BEGIN INFORMATION PROVIDED
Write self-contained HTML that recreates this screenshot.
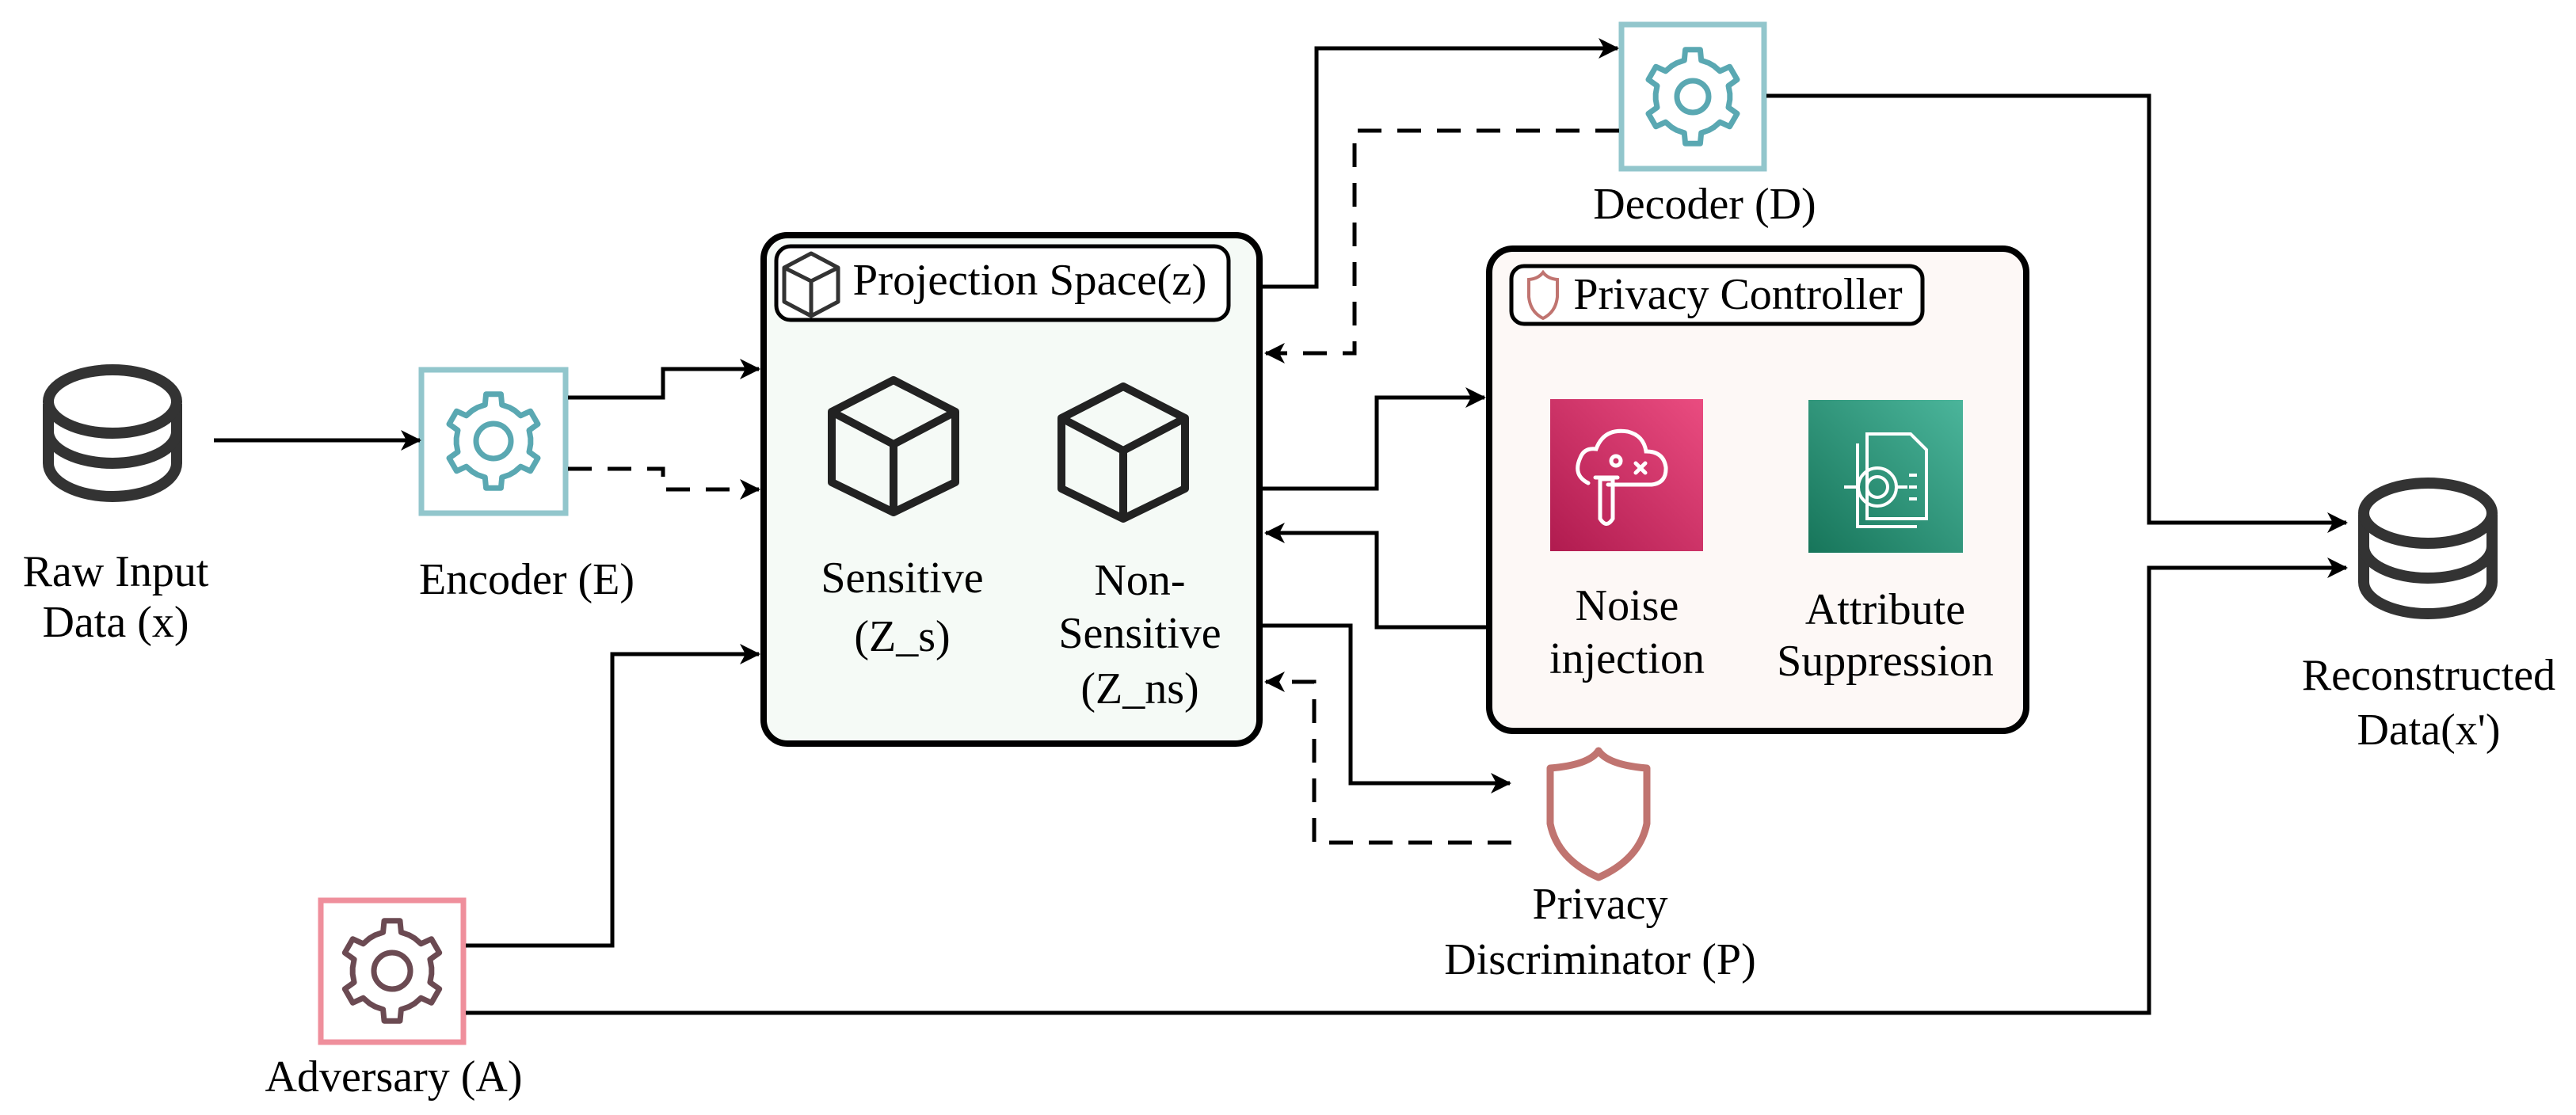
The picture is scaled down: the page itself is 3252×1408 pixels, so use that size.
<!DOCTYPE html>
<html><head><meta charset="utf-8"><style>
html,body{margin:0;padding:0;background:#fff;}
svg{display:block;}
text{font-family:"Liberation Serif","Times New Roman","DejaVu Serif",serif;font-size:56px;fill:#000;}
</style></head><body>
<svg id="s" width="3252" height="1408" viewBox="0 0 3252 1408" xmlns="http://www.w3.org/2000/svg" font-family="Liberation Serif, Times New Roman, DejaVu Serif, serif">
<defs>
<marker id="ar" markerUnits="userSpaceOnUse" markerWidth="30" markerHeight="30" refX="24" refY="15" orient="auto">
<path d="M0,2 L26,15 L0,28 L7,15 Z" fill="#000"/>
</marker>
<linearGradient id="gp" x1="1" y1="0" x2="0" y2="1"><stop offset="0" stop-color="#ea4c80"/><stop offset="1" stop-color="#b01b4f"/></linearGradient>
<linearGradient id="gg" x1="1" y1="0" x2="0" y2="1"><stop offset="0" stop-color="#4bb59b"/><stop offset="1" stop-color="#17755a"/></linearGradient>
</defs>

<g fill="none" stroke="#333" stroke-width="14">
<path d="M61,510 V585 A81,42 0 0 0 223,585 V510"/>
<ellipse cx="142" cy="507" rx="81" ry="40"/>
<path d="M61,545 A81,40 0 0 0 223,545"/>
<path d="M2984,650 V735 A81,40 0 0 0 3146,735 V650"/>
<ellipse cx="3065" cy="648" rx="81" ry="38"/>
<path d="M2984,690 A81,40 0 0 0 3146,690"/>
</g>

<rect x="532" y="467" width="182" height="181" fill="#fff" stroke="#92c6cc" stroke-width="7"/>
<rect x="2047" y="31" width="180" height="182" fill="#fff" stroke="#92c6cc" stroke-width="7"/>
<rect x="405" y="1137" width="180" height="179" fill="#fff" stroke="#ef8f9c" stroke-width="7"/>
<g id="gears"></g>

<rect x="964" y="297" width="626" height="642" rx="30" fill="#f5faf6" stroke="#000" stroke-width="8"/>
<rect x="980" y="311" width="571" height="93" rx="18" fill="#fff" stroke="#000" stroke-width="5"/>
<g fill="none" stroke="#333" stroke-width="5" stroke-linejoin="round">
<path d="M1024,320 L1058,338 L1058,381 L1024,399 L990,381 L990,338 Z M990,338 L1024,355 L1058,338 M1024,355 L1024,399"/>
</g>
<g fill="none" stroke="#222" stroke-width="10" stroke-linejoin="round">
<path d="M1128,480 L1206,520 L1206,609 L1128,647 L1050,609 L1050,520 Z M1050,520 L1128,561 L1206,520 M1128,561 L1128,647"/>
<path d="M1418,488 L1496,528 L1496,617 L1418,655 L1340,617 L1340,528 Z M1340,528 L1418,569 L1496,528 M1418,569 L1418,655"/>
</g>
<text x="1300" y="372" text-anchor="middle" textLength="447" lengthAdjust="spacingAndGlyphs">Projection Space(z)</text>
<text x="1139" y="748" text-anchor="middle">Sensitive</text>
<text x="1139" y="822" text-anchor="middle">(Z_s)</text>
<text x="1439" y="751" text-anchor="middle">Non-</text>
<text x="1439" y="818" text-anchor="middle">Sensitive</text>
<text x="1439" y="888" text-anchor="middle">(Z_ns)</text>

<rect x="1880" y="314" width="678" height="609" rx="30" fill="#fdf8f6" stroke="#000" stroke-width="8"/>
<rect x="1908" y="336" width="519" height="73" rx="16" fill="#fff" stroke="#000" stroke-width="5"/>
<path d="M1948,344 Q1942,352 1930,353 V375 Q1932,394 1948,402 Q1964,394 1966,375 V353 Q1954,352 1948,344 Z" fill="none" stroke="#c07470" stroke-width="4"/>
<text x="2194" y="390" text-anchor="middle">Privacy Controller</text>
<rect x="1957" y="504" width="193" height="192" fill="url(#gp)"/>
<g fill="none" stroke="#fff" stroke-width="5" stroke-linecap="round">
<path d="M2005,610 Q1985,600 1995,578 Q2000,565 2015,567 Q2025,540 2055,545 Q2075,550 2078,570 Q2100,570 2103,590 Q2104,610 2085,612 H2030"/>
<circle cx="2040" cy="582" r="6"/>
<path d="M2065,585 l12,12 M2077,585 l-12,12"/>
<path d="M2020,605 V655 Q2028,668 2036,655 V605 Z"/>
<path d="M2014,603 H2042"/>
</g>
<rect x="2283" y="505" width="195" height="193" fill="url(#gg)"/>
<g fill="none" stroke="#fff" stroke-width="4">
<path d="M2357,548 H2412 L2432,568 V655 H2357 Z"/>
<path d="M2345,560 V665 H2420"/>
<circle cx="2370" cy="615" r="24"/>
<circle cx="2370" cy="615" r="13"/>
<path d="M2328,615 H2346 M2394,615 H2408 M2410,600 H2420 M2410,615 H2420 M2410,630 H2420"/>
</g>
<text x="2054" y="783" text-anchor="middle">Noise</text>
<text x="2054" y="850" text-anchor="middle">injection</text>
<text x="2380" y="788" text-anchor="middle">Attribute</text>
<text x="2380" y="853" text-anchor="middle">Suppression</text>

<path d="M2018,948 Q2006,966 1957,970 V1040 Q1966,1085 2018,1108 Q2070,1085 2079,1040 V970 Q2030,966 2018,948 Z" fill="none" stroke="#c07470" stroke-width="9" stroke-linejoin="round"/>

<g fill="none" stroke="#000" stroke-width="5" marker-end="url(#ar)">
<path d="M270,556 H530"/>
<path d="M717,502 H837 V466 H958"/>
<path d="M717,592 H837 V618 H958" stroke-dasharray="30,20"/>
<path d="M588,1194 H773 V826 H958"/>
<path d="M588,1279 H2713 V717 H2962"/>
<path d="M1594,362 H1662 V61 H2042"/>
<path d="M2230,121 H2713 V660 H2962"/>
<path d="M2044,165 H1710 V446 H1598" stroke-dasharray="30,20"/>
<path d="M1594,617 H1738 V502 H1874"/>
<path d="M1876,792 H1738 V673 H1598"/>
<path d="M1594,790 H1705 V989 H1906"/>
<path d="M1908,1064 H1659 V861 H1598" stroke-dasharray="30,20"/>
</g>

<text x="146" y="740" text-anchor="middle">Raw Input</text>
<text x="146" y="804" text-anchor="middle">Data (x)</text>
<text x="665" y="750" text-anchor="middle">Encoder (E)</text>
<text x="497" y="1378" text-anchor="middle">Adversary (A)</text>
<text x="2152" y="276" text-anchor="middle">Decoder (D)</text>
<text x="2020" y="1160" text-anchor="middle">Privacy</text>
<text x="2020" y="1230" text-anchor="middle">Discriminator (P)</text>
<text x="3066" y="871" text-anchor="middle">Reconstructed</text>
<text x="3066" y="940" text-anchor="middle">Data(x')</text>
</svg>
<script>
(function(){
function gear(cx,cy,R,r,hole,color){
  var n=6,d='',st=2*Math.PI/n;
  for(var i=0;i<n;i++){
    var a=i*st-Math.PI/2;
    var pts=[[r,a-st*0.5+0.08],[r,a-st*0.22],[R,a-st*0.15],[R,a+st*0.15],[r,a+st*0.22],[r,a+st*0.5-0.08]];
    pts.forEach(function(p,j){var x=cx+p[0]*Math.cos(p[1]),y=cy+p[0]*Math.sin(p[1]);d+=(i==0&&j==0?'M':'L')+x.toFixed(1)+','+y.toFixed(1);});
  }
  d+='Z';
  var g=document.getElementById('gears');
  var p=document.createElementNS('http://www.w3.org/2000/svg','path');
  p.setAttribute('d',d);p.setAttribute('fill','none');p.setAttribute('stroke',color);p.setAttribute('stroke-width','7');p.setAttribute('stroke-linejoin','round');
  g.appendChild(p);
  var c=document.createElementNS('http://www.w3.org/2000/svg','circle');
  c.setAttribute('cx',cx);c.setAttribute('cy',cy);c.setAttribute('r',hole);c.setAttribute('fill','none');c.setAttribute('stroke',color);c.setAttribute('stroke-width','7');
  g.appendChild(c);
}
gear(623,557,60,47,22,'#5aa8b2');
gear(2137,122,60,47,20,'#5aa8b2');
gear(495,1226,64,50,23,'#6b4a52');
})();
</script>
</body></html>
END INFORMATION PROVIDED
◆ STATED PROBLEM
Gather every line from the listing above in which the word "that" appears.

◆ ANSWER TO THE EXERCISE
Write self-contained HTML that recreates this screenshot.
The picture is scaled down: the page itself is 3252×1408 pixels, so use that size.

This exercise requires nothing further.